SUPPLIED MATERIAL:
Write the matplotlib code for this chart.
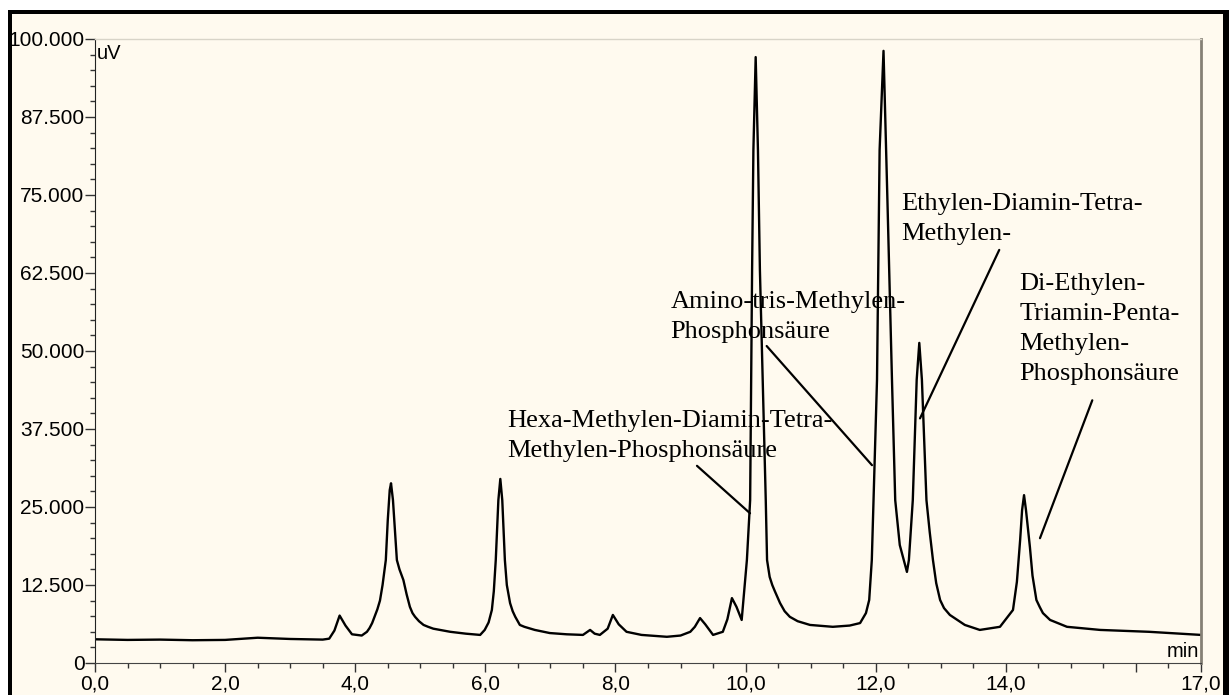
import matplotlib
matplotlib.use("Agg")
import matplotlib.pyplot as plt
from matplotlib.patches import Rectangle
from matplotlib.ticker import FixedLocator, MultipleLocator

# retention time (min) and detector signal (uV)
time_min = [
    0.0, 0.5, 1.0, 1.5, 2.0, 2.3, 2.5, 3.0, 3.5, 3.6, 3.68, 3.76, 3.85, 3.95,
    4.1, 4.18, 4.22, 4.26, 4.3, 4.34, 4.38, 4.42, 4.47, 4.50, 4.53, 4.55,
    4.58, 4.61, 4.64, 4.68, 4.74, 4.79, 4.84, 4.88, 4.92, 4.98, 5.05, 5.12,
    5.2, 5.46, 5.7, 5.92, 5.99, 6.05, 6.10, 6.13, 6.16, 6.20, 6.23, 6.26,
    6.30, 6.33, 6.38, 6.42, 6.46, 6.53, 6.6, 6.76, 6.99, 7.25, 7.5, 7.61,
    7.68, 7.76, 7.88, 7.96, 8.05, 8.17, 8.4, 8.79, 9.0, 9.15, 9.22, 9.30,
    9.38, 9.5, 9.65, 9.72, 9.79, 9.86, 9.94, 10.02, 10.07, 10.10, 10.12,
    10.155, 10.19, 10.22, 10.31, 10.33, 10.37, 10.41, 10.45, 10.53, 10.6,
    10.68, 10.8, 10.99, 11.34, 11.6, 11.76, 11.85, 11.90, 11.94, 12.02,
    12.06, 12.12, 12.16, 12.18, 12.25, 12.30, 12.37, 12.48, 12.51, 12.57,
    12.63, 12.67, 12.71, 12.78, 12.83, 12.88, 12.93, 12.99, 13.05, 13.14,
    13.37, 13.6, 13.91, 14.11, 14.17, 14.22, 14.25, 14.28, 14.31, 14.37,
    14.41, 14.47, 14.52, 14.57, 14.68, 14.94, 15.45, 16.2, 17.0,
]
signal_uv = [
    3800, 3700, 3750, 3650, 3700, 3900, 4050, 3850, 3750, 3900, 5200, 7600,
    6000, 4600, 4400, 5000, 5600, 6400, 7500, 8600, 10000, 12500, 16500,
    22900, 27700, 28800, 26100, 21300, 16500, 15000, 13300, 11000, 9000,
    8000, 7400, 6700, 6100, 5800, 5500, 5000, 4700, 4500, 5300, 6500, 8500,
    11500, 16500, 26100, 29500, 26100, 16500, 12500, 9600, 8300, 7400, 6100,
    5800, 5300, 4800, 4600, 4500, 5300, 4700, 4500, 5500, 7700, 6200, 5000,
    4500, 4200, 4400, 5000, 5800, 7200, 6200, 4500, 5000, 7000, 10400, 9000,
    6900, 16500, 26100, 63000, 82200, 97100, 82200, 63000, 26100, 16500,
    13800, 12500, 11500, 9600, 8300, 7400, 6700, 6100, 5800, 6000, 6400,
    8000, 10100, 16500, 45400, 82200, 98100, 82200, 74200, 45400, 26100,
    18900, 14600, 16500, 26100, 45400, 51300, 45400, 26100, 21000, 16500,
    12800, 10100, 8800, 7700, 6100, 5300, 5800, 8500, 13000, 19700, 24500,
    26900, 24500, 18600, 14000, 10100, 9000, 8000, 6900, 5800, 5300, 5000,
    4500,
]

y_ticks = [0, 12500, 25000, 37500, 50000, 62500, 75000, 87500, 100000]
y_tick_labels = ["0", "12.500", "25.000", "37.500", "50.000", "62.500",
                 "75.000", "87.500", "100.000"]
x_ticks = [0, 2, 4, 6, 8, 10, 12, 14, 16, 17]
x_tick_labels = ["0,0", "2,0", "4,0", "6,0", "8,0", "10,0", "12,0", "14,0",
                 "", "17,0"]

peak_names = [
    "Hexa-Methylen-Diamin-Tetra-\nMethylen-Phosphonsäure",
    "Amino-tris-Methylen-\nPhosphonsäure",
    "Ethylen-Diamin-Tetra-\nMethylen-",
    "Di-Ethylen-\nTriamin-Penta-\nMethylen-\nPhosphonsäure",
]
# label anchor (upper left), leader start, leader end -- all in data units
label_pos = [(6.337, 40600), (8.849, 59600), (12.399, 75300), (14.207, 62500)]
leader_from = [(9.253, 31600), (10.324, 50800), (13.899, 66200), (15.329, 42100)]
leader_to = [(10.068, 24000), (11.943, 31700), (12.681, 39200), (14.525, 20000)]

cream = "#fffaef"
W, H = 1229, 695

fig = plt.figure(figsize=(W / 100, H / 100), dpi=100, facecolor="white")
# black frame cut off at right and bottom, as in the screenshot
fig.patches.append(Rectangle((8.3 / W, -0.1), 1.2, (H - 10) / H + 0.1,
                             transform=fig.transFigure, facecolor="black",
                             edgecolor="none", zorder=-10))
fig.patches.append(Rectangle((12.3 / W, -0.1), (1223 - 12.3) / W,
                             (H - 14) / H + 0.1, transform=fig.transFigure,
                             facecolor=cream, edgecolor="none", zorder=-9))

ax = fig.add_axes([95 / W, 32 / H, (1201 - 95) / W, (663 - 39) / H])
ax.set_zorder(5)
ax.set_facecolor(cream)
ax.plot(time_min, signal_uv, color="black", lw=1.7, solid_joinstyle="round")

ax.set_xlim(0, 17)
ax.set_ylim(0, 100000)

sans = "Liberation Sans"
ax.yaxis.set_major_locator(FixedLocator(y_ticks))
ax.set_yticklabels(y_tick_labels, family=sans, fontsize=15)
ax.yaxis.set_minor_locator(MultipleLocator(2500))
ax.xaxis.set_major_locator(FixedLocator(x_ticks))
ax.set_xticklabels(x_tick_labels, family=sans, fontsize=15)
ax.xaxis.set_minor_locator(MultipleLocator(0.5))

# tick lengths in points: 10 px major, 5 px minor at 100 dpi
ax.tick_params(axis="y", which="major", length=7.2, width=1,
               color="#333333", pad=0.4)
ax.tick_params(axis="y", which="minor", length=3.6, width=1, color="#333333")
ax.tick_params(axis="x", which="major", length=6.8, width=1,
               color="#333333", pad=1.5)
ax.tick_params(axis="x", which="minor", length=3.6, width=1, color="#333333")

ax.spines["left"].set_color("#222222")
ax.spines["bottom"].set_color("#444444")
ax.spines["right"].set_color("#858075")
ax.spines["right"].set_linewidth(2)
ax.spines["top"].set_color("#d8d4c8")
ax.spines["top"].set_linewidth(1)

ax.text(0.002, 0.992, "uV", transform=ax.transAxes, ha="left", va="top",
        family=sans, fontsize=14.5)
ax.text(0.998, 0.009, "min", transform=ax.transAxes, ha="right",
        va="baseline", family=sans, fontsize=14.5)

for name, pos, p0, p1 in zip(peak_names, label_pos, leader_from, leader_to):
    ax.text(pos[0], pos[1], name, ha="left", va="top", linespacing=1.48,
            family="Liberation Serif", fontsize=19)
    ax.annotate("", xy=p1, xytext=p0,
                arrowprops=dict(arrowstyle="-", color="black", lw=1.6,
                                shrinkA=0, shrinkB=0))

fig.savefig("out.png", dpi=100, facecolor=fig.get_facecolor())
...
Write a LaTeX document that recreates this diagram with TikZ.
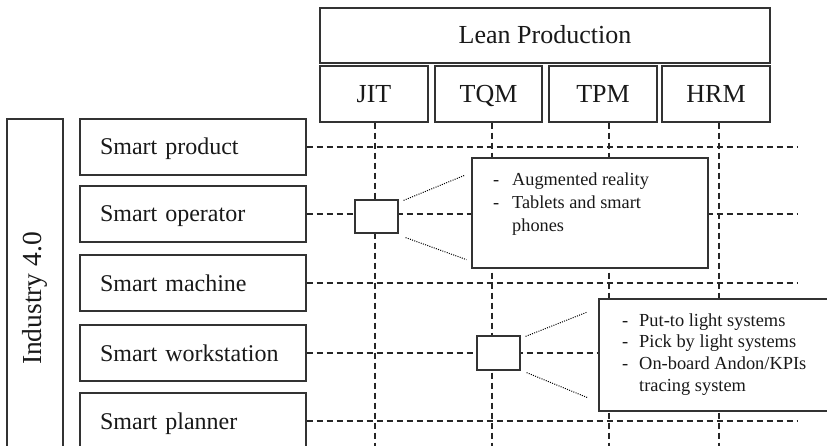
---
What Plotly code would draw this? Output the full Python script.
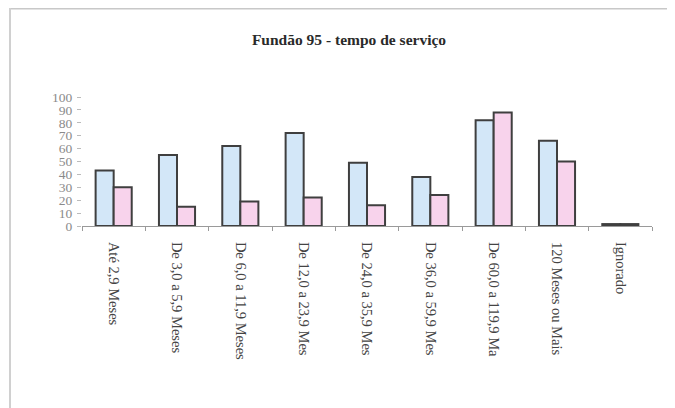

STATED TASK:
Which lines hold the string "Write"? List them all.

REPLY:
Write the matplotlib code for this chart.
Write a LaTeX document that recreates this diagram with TikZ.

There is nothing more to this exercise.